Although illustrative embodiments and applications of this invention are shown and described herein, many variations and modifications are possible which remain within the concept, scope, and spirit of the invention, and these variations would become clear to those of ordinary skill in the art after perusal of this application. Accordingly, the embodiments described are to be considered as illustrative and not restrictive, and the invention is not to be limited to the details given herein, but may be modified within the scope and equivalents of the appended claims.

Claims

What we claim is:

1. A method of creating an individualized video content stream containing product placement for a specific user, the method comprising:

entering a script into a database;

identifying objects and temporal relationships in the script;

digitizing physical objects in the script to obtain 3D data points and texture data;

creating fixed world data from 3D data points, texture data, and other script data;

shooting the script thereby creating a video stream;

correlating the video stream with the fixed world data; and

inserting product placement objects into the video stream using a user profile and a vendor profile.

2. A method as recited in claim 1 further comprising:

classifying objects using standardized descriptors.

3. A method as recited in claim 1 wherein entering a script into a database further comprises:

using a timeline creation tool for creating multiple timelines.

4. A method as recited in claim 1 wherein correlating the video stream with the fixed world data further comprises:

matching a pattern obtained during shooting the script with fixed world data.

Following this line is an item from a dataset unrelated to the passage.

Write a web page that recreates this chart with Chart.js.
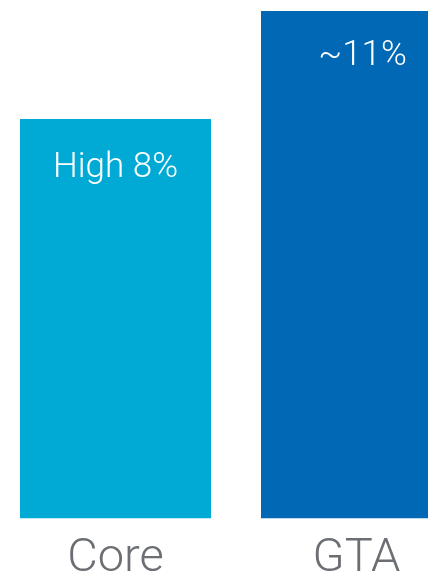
<!DOCTYPE html>
<html>
<head>
<meta charset="utf-8">
<script src="https://cdn.jsdelivr.net/npm/chart.js@4.4.1/dist/chart.umd.min.js"></script>
<style>
  html, body { margin: 0; padding: 0; background: #fff; overflow: hidden; }
  #wrap { position: relative; width: 482px; height: 599px; margin-left: -5px; }
</style>
</head>
<body>
<div id="wrap"><canvas id="gainChart"></canvas></div>
<script>
const categories = ['Core', 'GTA'];
const gains = [8.66, 11];
const barLabels = ['High 8%', '~11%'];
const barColors = ['#00aad4', '#0068b5'];

// white text near the top of each bar
const barTextPlugin = {
  id: 'barText',
  afterDatasetsDraw(chart) {
    const ctx = chart.ctx;
    const meta = chart.getDatasetMeta(0);
    ctx.save();
    ctx.fillStyle = '#ffffff';
    ctx.font = '300 35px Roboto';
    ctx.textAlign = 'center';
    ctx.textBaseline = 'alphabetic';
    meta.data.forEach((bar, i) => {
      ctx.fillText(barLabels[i], bar.x + (i === 1 ? 6 : 0), bar.y + (i === 1 ? 54 : 58));
    });
    ctx.restore();
  }
};

new Chart(document.getElementById('gainChart'), {
  type: 'bar',
  data: {
    labels: categories,
    datasets: [{
      data: gains,
      backgroundColor: barColors,
      borderWidth: 0,
      barPercentage: 0.7925,
      categoryPercentage: 1
    }]
  },
  options: {
    responsive: true,
    maintainAspectRatio: false,
    animation: false,
    layout: { padding: { top: 11, left: 0, right: 0, bottom: 0 } },
    plugins: {
      legend: { display: false },
      tooltip: { enabled: false }
    },
    scales: {
      x: {
        grid: { display: false, drawTicks: false },
        border: { display: false },
        ticks: {
          color: '#6b6e72',
          font: { family: 'Roboto', size: 47, weight: 300 },
          padding: 12
        }
      },
      y: {
        display: false,
        min: 0,
        max: 11
      }
    }
  },
  plugins: [barTextPlugin]
});
</script>
</body>
</html>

5. A method as recited in claim 1 further comprising:

rendering the video stream on a viewing device; and

utilizing features of the viewing device to collect data on a user viewing the video stream, said features including a front-facing camera and said data including one or both of psychological data and physiological data of the user manifesting an emotional or physical response to the video stream, thereby enabling measurement of the effects of audio and visual elements of the video stream on the user.